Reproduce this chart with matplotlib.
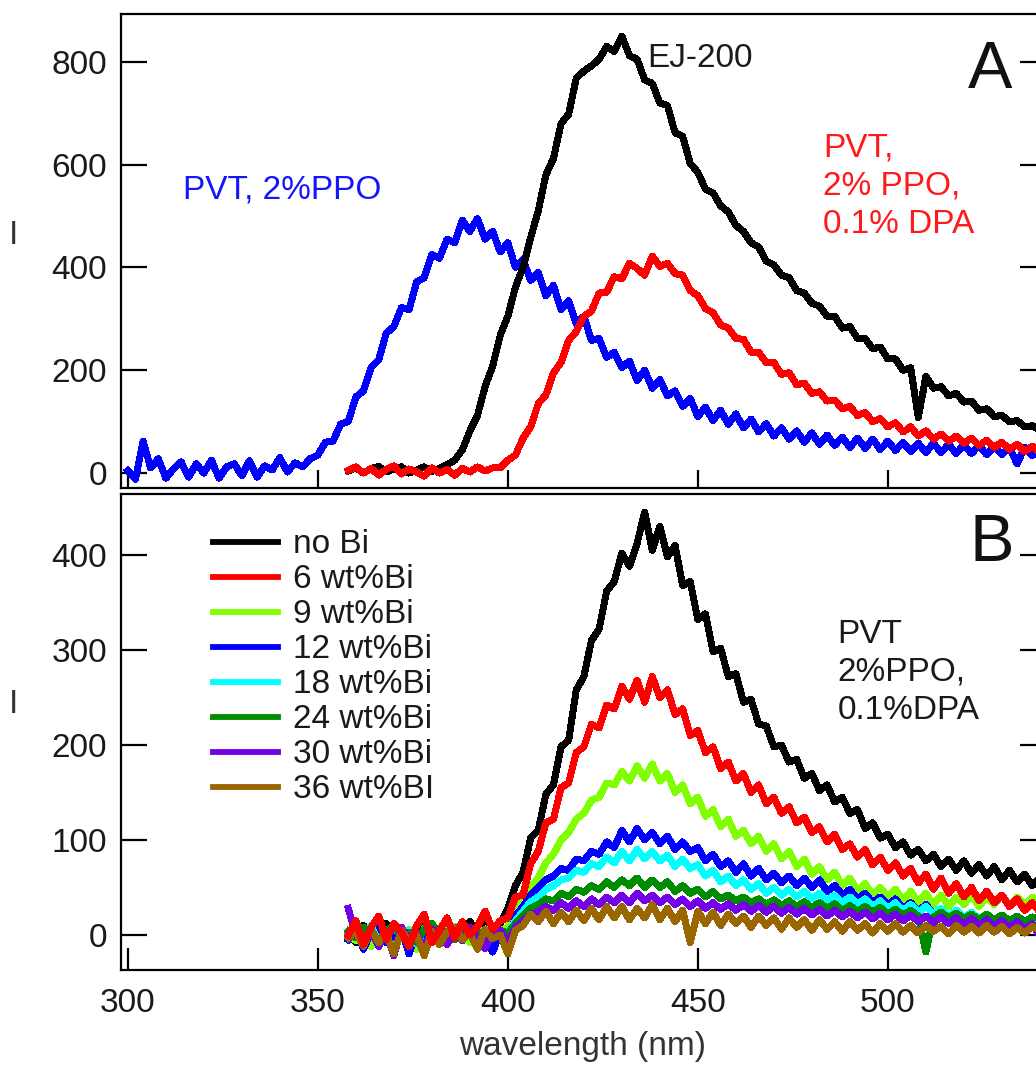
import numpy as np
import matplotlib.pyplot as plt

plt.rcParams['font.family'] = ['Liberation Sans', 'DejaVu Sans']

# ---------- panel A: pure scintillator spectra ----------
wl_ppo = np.arange(300, 541, 2)
ppo = [5, -12, 62, 10, 28, -10, 8, 22, -8, 18, 0, 25, -10, 12, 18, -5, 24, -8, 14, 6,
       30, 2, 20, 12, 28,
       35, 60, 62, 95, 100, 148, 160, 205, 220, 272,
       285, 322, 318, 372, 380, 425, 418, 455, 448, 492,
       470, 495, 455, 470, 430, 448, 400, 415, 375, 390,
       345, 365, 318, 335, 290, 305, 258, 262, 225, 235,
       205, 218, 180, 200, 165, 182, 150, 160, 130, 145,
       110, 128, 102, 122, 95, 115, 88, 105, 80, 96,
       72, 88, 66, 82, 60, 78, 56, 74, 54, 70,
       50, 68, 48, 66, 46, 62, 44, 60, 42, 58,
       40, 58, 40, 56, 38, 55, 38, 54, 36, 52,
       36, 50, 18, 50, 34, 48]

wl = np.arange(358, 541, 2)
ej200 = [4, 10, 0, 9, 13, 2, 8, 12, 0, 6, 12, 3, 9, 16,
         25, 45, 82, 112, 168, 208, 268, 305, 362, 400,
         458, 510, 580, 612, 680, 698, 768, 782, 792, 805,
         830, 820, 850, 812, 805, 765, 758, 720, 715, 662,
         655, 602, 585, 552, 545, 520, 508, 482, 470, 448,
         440, 412, 405, 385, 380, 355, 350, 330, 325, 305,
         305, 282, 285, 262, 262, 242, 245, 222, 222, 200,
         205, 108, 188, 165, 168, 150, 155, 138, 140, 122,
         125, 110, 112, 100, 102, 90, 92, 84]
ppo_dpa = [5, 12, 0, 9, -4, 7, 14, -2, 8, 2, -6, 10, 0, 7, -4, 9, 2, 12, 4, 10,
           10, 25, 35, 68, 90, 135, 152, 195, 215, 258,
           275, 305, 315, 350, 352, 382, 378, 408, 398, 385,
           422, 402, 408, 388, 385, 355, 345, 320, 312, 288,
           282, 262, 260, 235, 235, 215, 215, 192, 195, 172,
           175, 155, 158, 140, 142, 125, 130, 112, 118, 100,
           106, 90, 98, 80, 90, 72, 82, 66, 76, 62,
           72, 58, 68, 54, 64, 50, 60, 46, 56, 42,
           52, 40]

# ---------- panel B: Bi-loaded PVT, 2%PPO, 0.1%DPA ----------
bi_labels = ['no Bi', '6 wt%Bi', '9 wt%Bi', '12 wt%Bi',
             '18 wt%Bi', '24 wt%Bi', '30 wt%Bi', '36 wt%BI']
bi_colors = ['#000000', '#ff0000', '#80ff00', '#0000ff',
             '#00ffff', '#008c00', '#7300e6', '#996600']

bi_0 = [3, -8, 10, 2, -5, 12, 0, 8, -6, 4, 15, -3, 6, 10, -2, 7, 14, 3, 18, 8, 12,
        28, 52, 66, 102, 110, 148, 158, 198, 205, 258,
        272, 310, 322, 362, 372, 402, 388, 412, 445, 405,
        430, 398, 410, 368, 372, 332, 338, 298, 302, 272,
        275, 245, 248, 222, 220, 198, 200, 182, 185, 165,
        170, 152, 158, 140, 145, 128, 132, 112, 118, 102,
        106, 92, 98, 84, 90, 78, 85, 72, 80, 68,
        78, 65, 74, 62, 72, 58, 68, 56, 64, 52,
        60]
bi_6 = [0, 15, -10, 8, 20, -5, 12, 3, -12, 10, 22, -8, 5, 18, -3, 14, 0, 9, 25, 6, 15,
        18, 40, 42, 75, 88, 118, 122, 155, 160, 192,
        198, 222, 218, 242, 238, 262, 248, 268, 245, 272,
        250, 258, 232, 238, 210, 215, 192, 198, 175, 182,
        162, 170, 150, 158, 138, 145, 128, 135, 118, 124,
        108, 114, 98, 106, 90, 96, 82, 90, 74, 82,
        68, 76, 62, 70, 55, 64, 48, 60, 44, 54,
        40, 50, 36, 46, 34, 42, 30, 38, 26, 34,
        24]
bi_9 = [2, -6, 8, -12, 5, 0, 10, -4, 6, -15, 3, 8, -2, 12, 0, 5, -8, 6, 2, 10, 4,
        8, 28, 38, 52, 60, 76, 85, 100, 108, 122,
        128, 142, 145, 160, 158, 172, 162, 178, 165, 180,
        162, 170, 150, 158, 138, 145, 125, 132, 114, 122,
        104, 110, 96, 104, 88, 96, 80, 88, 72, 80,
        64, 72, 58, 66, 52, 60, 46, 54, 42, 50,
        40, 48, 36, 46, 34, 44, 32, 42, 30, 40,
        32, 42, 30, 40, 32, 42, 30, 40, 32, 40,
        34]
bi_12 = [-5, 8, -15, 3, 10, -8, 0, 6, -20, 4, -3, 12, -10, 2, 5, -6, 8, -12, 0, -18, 3,
         -10, 20, 30, 42, 50, 58, 62, 70, 68, 80,
         78, 88, 85, 98, 92, 110, 98, 112, 100, 108,
         96, 104, 90, 98, 88, 92, 78, 85, 72, 78,
         66, 75, 62, 70, 58, 65, 55, 62, 52, 60,
         50, 58, 46, 52, 42, 48, 38, 44, 34, 40,
         32, 38, 28, 34, 25, 32, 22, 28, 20, 26,
         18, 24, 16, 22, 15, 21, 14, 20, 12, 18,
         14]
bi_18 = [0, 6, -4, 10, -8, 3, 8, -2, 5, -10, 7, 0, -5, 4, 9, -3, 6, -6, 2, 5, 0,
         3, 15, 25, 35, 40, 48, 52, 58, 60, 68,
         66, 75, 72, 82, 76, 88, 78, 90, 80, 88,
         78, 84, 72, 80, 70, 74, 62, 68, 56, 62,
         52, 58, 48, 54, 44, 50, 42, 48, 40, 46,
         38, 44, 36, 42, 34, 40, 32, 38, 30, 36,
         28, 34, 26, 32, 24, 30, 22, 28, 20, 26,
         18, 24, 17, 22, 16, 21, 14, 20, 13, 18,
         12]
bi_24 = [4, -3, 8, 0, -6, 5, 10, -2, 3, -8, 6, 12, 0, 4, -5, 8, 2, -3, 6, 0, 5,
         2, 12, 20, 28, 32, 38, 36, 44, 40, 48,
         45, 52, 48, 56, 50, 58, 52, 60, 50, 58,
         50, 56, 46, 52, 44, 48, 40, 46, 38, 42,
         36, 40, 34, 38, 32, 37, 31, 36, 30, 35,
         29, 34, 28, 33, 26, 31, 25, 30, 24, 29,
         22, 27, 21, 26, 20, -18, 19, 24, 18, 23,
         17, 22, 16, 22, 16, 21, 15, 20, 14, 19,
         18]
bi_30 = [28, 0, -8, 5, -12, 3, -22, 8, -5, 2, -15, 6, 0, -10, 4, -6, 8, -3, -14, 2, 5,
         -8, 8, 15, 22, 24, 30, 26, 34, 28, 36,
         30, 38, 32, 40, 34, 42, 34, 44, 36, 42,
         34, 40, 32, 38, 30, 36, 28, 34, 27, 33,
         26, 32, 25, 31, 24, 30, 23, 29, 22, 28,
         21, 27, 20, 26, 19, 25, 18, 24, 17, 23,
         16, 22, 15, 21, 14, 20, 13, 19, 12, 18,
         11, 17, 10, 16, 9, 15, 8, 14, 6, 12,
         -2]
bi_36 = [-3, 4, -12, 6, -8, 2, -20, 5, -6, 0, -22, 4, -10, 3, 8, -5, 2, -15, 6, -4, 0,
         -20, 5, 10, 22, 14, 25, 12, 24, 14, 26,
         15, 28, 16, 30, 18, 30, 16, 28, 18, 32,
         16, 28, 14, 26, -8, 25, 12, 24, 10, 22,
         12, 20, 8, 20, 10, 18, 6, 18, 8, 16,
         5, 16, 6, 14, 4, 14, 5, 12, 2, 12,
         4, 12, 3, 10, 2, 10, 4, 9, 1, 10,
         3, 9, 2, 10, 3, 9, 1, 8, 2, 9,
         5]
bi_series = [bi_0, bi_6, bi_9, bi_12, bi_18, bi_24, bi_30, bi_36]

fs = 24
txt = '#1a1a1a'
fig = plt.figure(figsize=(10.36, 10.68), dpi=100)
axA = fig.add_axes([0.1168, 0.5431, 0.8851, 0.4438])
axB = fig.add_axes([0.1168, 0.0918, 0.8851, 0.4457])

lw = 4.3
axA.plot(wl_ppo, ppo, color='#0000ff', lw=lw, antialiased=False)
axA.plot(wl, ej200, color='#000000', lw=lw, antialiased=False)
axA.plot(wl, ppo_dpa, color='#ff0000', lw=lw, antialiased=False)

# red goes last so it sits on top of the baseline noise
order = [0, 2, 3, 4, 5, 6, 7, 1]
lines = {}
for i in order:
    ln, = axB.plot(wl, bi_series[i], color=bi_colors[i], lw=lw, antialiased=False,
                   label=bi_labels[i])
    lines[i] = ln

for ax in (axA, axB):
    ax.set_xlim(298.2, 539.5)
    ax.set_xticks([300, 350, 400, 450, 500])
    for s in ax.spines.values():
        s.set_linewidth(1.6)
    ax.tick_params(axis='y', which='major', direction='in', length=18.5, width=1.6,
                   labelsize=fs, labelcolor=txt, pad=10, right=True)
    ax.tick_params(axis='y', which='major', right=True, labelright=False)
    ax.tick_params(axis='x', which='major', direction='in', width=1.6,
                   labelsize=fs, labelcolor=txt, pad=13, top=False)
    ax.set_ylabel('I', fontsize=fs, color='#333333', rotation=0)

axA.set_ylim(-29, 893)
axA.set_yticks([0, 200, 400, 600, 800])
axA.tick_params(axis='x', length=13, labelbottom=False)
axA.yaxis.set_label_coords(-0.117, 0.50)

axB.set_ylim(-36.8, 464.2)
axB.set_yticks([0, 100, 200, 300, 400])
axB.tick_params(axis='x', length=16)
axB.yaxis.set_label_coords(-0.117, 0.525)
axB.set_xlabel('wavelength (nm)', fontsize=fs, color='#333333')
axB.xaxis.set_label_coords(0.503, -0.128)

# right-side ticks are shorter than the left ones
for ax in (axA, axB):
    for t in ax.yaxis.get_major_ticks():
        t.tick2line.set_markersize(13)

axA.text(314.5, 550, 'PVT, 2%PPO', color='#1414ff', fontsize=fs, va='center')
axA.text(436.8, 807, 'EJ-200', color='#1a1a1a', fontsize=fs, va='center')
axA.text(482.9, 662, 'PVT,\n2% PPO,\n0.1% DPA', color='#ff1a1a', fontsize=fs,
         va='top', linespacing=1.3)
axA.text(526.8, 783, 'A', color='#111111', fontsize=48, ha='center', va='center')

axB.text(486.8, 333, 'PVT\n2%PPO,\n0.1%DPA', color='#1a1a1a', fontsize=fs,
         va='top', linespacing=1.3)
axB.text(527.4, 412, 'B', color='#111111', fontsize=48, ha='center', va='center')

leg = axB.legend([lines[i] for i in range(8)], bi_labels, loc='upper left',
                 bbox_to_anchor=(0.075, 0.975), frameon=False, fontsize=fs,
                 handlelength=1.95, handletextpad=0.45, labelspacing=0.12,
                 borderpad=0.2)
for h in leg.get_lines():
    h.set_linewidth(4.2)
for t in leg.get_texts():
    t.set_color(txt)

fig.savefig('out.png', dpi=100)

● PROBLEM
Repeat the listing above up to and including the line with "plt.rcParams['font.family'] = ['Liberation", starting from its first line. Drop any pictures.

● FINISHED ANSWER
Reproduce this chart with matplotlib.
import numpy as np
import matplotlib.pyplot as plt

plt.rcParams['font.family'] = ['Liberation Sans', 'DejaVu Sans']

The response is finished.